## Work required
Render the material again word for word, skipping the pictures in it.

## Recorded information
╔══
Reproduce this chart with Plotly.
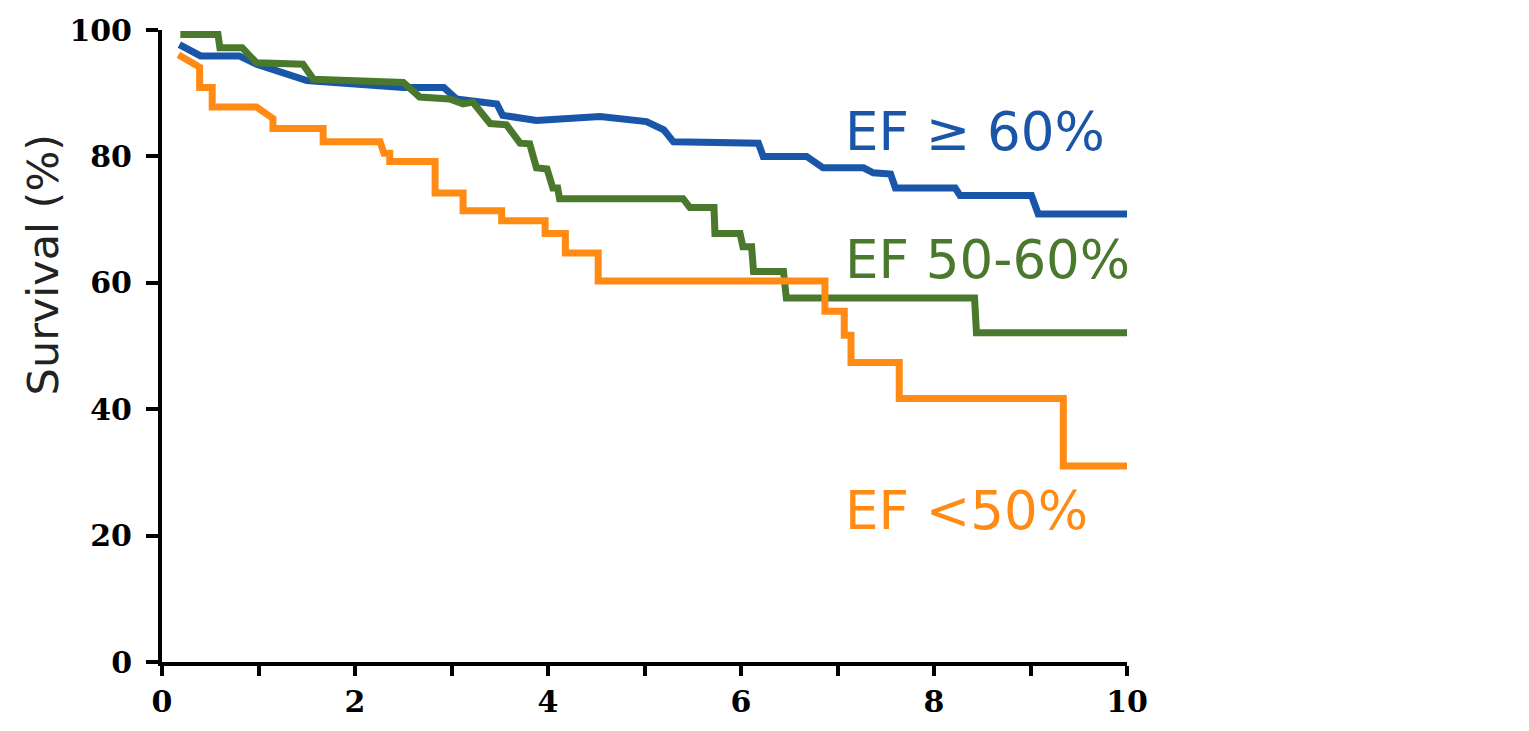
import plotly.graph_objects as go

# Kaplan-Meier style survival curves by ejection fraction group (years vs survival %)
ef60_time = [0.18, 0.40, 0.80, 0.98, 1.50, 2.50, 2.92, 3.05, 3.47, 3.53, 3.88, 4.54, 5.02,
             5.20, 5.30, 6.18, 6.23, 6.68, 6.85, 7.27, 7.37, 7.55, 7.60, 8.22, 8.27, 9.01,
             9.08, 10.0]
ef60_surv = [97.7, 95.9, 95.9, 94.6, 92.0, 90.9, 90.9, 89.1, 88.3, 86.5, 85.7, 86.3, 85.5,
             84.2, 82.3, 82.1, 80.0, 80.0, 78.2, 78.2, 77.4, 77.2, 75.0, 75.0, 73.8, 73.8,
             70.9, 70.9]

ef5060_time = [0.19, 0.58, 0.60, 0.83, 0.98, 1.46, 1.57, 2.50, 2.67, 2.98, 3.12, 3.22, 3.40,
               3.57, 3.71, 3.81, 3.88, 3.99, 4.05, 4.10, 4.12, 5.40, 5.47, 5.72, 5.73, 5.99,
               6.02, 6.11, 6.13, 6.44, 6.47, 8.42, 8.44, 10.0]
ef5060_surv = [99.3, 99.3, 97.2, 97.2, 94.8, 94.6, 92.2, 91.7, 89.4, 89.1, 88.3, 88.6, 85.2,
               85.0, 82.1, 82.0, 78.2, 78.0, 75.0, 75.0, 73.3, 73.3, 71.9, 71.9, 67.8, 67.8,
               65.7, 65.7, 61.8, 61.8, 57.6, 57.6, 52.1, 52.1]

ef50_time = [0.17, 0.30, 0.39, 0.39, 0.52, 0.52, 0.98, 1.15, 1.15, 1.67, 1.67, 2.26, 2.30,
             2.36, 2.36, 2.83, 2.83, 3.12, 3.12, 3.52, 3.52, 3.97, 3.97, 4.18, 4.18, 4.52,
             4.52, 6.87, 6.87, 7.07, 7.07, 7.14, 7.14, 7.64, 7.64, 9.34, 9.34, 10.0]
ef50_surv = [96.1, 95.0, 94.1, 90.9, 90.9, 87.8, 87.8, 86.0, 84.4, 84.4, 82.3, 82.3, 80.5,
             80.5, 79.2, 79.2, 74.2, 74.2, 71.4, 71.4, 69.8, 69.8, 67.8, 67.8, 64.7, 64.7,
             60.3, 60.3, 55.5, 55.5, 51.7, 51.7, 47.4, 47.4, 41.7, 41.7, 31.0, 31.0]

series = [
    ("EF ≥ 60%", ef60_time, ef60_surv, "#1a56a8", 84.0),
    ("EF 50-60%", ef5060_time, ef5060_surv, "#4a782d", 63.7),
    ("EF <50%", ef50_time, ef50_surv, "#ff8a14", 24.0),
]

x_ticks = list(range(0, 11))
x_ticktext = [str(v) if v % 2 == 0 else "" for v in x_ticks]
y_ticks = [0, 20, 40, 60, 80, 100]

fig = go.Figure()
for name, t, s, color, label_y in series:
    fig.add_trace(go.Scatter(
        x=t, y=s, mode="lines", name=name,
        line=dict(color=color, width=7, shape="linear"),
        cliponaxis=False, showlegend=False,
    ))
    fig.add_annotation(
        x=7.06, y=label_y, xref="x", yref="y", text=name, showarrow=False,
        xanchor="left", yanchor="middle",
        font=dict(family="DejaVu Sans", size=53, color=color),
    )

fig.add_annotation(
    x=-0.123, y=0.628, xref="paper", yref="paper", text="Survival (%)",
    showarrow=False, textangle=-90, xanchor="center", yanchor="middle",
    font=dict(family="DejaVu Sans", size=43, color="#222222"),
)

tick_font = dict(family="DejaVu Serif", size=30, color="black", weight="bold")
fig.update_xaxes(
    range=[0, 10], tickvals=x_ticks, ticktext=x_ticktext, showgrid=False, zeroline=False,
    showline=True, linecolor="black", linewidth=4,
    ticks="outside", ticklen=10, tickwidth=4, tickcolor="black",
    tickfont=tick_font,
)
fig.update_yaxes(
    range=[0, 100], tickvals=y_ticks, showgrid=False, zeroline=False,
    showline=True, linecolor="black", linewidth=4,
    ticks="outside", ticklen=12, tickwidth=4, tickcolor="black",
    tickfont=tick_font, ticklabelstandoff=8,
)

fig.update_layout(
    width=1529, height=731,
    margin=dict(l=162, r=402, t=27, b=64),
    paper_bgcolor="white", plot_bgcolor="white",
)

fig.write_html("out.html")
╚══
## Written solution
Reproduce this chart with Plotly.
import plotly.graph_objects as go

# Kaplan-Meier style survival curves by ejection fraction group (years vs survival %)
ef60_time = [0.18, 0.40, 0.80, 0.98, 1.50, 2.50, 2.92, 3.05, 3.47, 3.53, 3.88, 4.54, 5.02,
             5.20, 5.30, 6.18, 6.23, 6.68, 6.85, 7.27, 7.37, 7.55, 7.60, 8.22, 8.27, 9.01,
             9.08, 10.0]
ef60_surv = [97.7, 95.9, 95.9, 94.6, 92.0, 90.9, 90.9, 89.1, 88.3, 86.5, 85.7, 86.3, 85.5,
             84.2, 82.3, 82.1, 80.0, 80.0, 78.2, 78.2, 77.4, 77.2, 75.0, 75.0, 73.8, 73.8,
             70.9, 70.9]

ef5060_time = [0.19, 0.58, 0.60, 0.83, 0.98, 1.46, 1.57, 2.50, 2.67, 2.98, 3.12, 3.22, 3.40,
               3.57, 3.71, 3.81, 3.88, 3.99, 4.05, 4.10, 4.12, 5.40, 5.47, 5.72, 5.73, 5.99,
               6.02, 6.11, 6.13, 6.44, 6.47, 8.42, 8.44, 10.0]
ef5060_surv = [99.3, 99.3, 97.2, 97.2, 94.8, 94.6, 92.2, 91.7, 89.4, 89.1, 88.3, 88.6, 85.2,
               85.0, 82.1, 82.0, 78.2, 78.0, 75.0, 75.0, 73.3, 73.3, 71.9, 71.9, 67.8, 67.8,
               65.7, 65.7, 61.8, 61.8, 57.6, 57.6, 52.1, 52.1]

ef50_time = [0.17, 0.30, 0.39, 0.39, 0.52, 0.52, 0.98, 1.15, 1.15, 1.67, 1.67, 2.26, 2.30,
             2.36, 2.36, 2.83, 2.83, 3.12, 3.12, 3.52, 3.52, 3.97, 3.97, 4.18, 4.18, 4.52,
             4.52, 6.87, 6.87, 7.07, 7.07, 7.14, 7.14, 7.64, 7.64, 9.34, 9.34, 10.0]
ef50_surv = [96.1, 95.0, 94.1, 90.9, 90.9, 87.8, 87.8, 86.0, 84.4, 84.4, 82.3, 82.3, 80.5,
             80.5, 79.2, 79.2, 74.2, 74.2, 71.4, 71.4, 69.8, 69.8, 67.8, 67.8, 64.7, 64.7,
             60.3, 60.3, 55.5, 55.5, 51.7, 51.7, 47.4, 47.4, 41.7, 41.7, 31.0, 31.0]

series = [
    ("EF ≥ 60%", ef60_time, ef60_surv, "#1a56a8", 84.0),
    ("EF 50-60%", ef5060_time, ef5060_surv, "#4a782d", 63.7),
    ("EF <50%", ef50_time, ef50_surv, "#ff8a14", 24.0),
]

x_ticks = list(range(0, 11))
x_ticktext = [str(v) if v % 2 == 0 else "" for v in x_ticks]
y_ticks = [0, 20, 40, 60, 80, 100]

fig = go.Figure()
for name, t, s, color, label_y in series:
    fig.add_trace(go.Scatter(
        x=t, y=s, mode="lines", name=name,
        line=dict(color=color, width=7, shape="linear"),
        cliponaxis=False, showlegend=False,
    ))
    fig.add_annotation(
        x=7.06, y=label_y, xref="x", yref="y", text=name, showarrow=False,
        xanchor="left", yanchor="middle",
        font=dict(family="DejaVu Sans", size=53, color=color),
    )

fig.add_annotation(
    x=-0.123, y=0.628, xref="paper", yref="paper", text="Survival (%)",
    showarrow=False, textangle=-90, xanchor="center", yanchor="middle",
    font=dict(family="DejaVu Sans", size=43, color="#222222"),
)

tick_font = dict(family="DejaVu Serif", size=30, color="black", weight="bold")
fig.update_xaxes(
    range=[0, 10], tickvals=x_ticks, ticktext=x_ticktext, showgrid=False, zeroline=False,
    showline=True, linecolor="black", linewidth=4,
    ticks="outside", ticklen=10, tickwidth=4, tickcolor="black",
    tickfont=tick_font,
)
fig.update_yaxes(
    range=[0, 100], tickvals=y_ticks, showgrid=False, zeroline=False,
    showline=True, linecolor="black", linewidth=4,
    ticks="outside", ticklen=12, tickwidth=4, tickcolor="black",
    tickfont=tick_font, ticklabelstandoff=8,
)

fig.update_layout(
    width=1529, height=731,
    margin=dict(l=162, r=402, t=27, b=64),
    paper_bgcolor="white", plot_bgcolor="white",
)

fig.write_html("out.html")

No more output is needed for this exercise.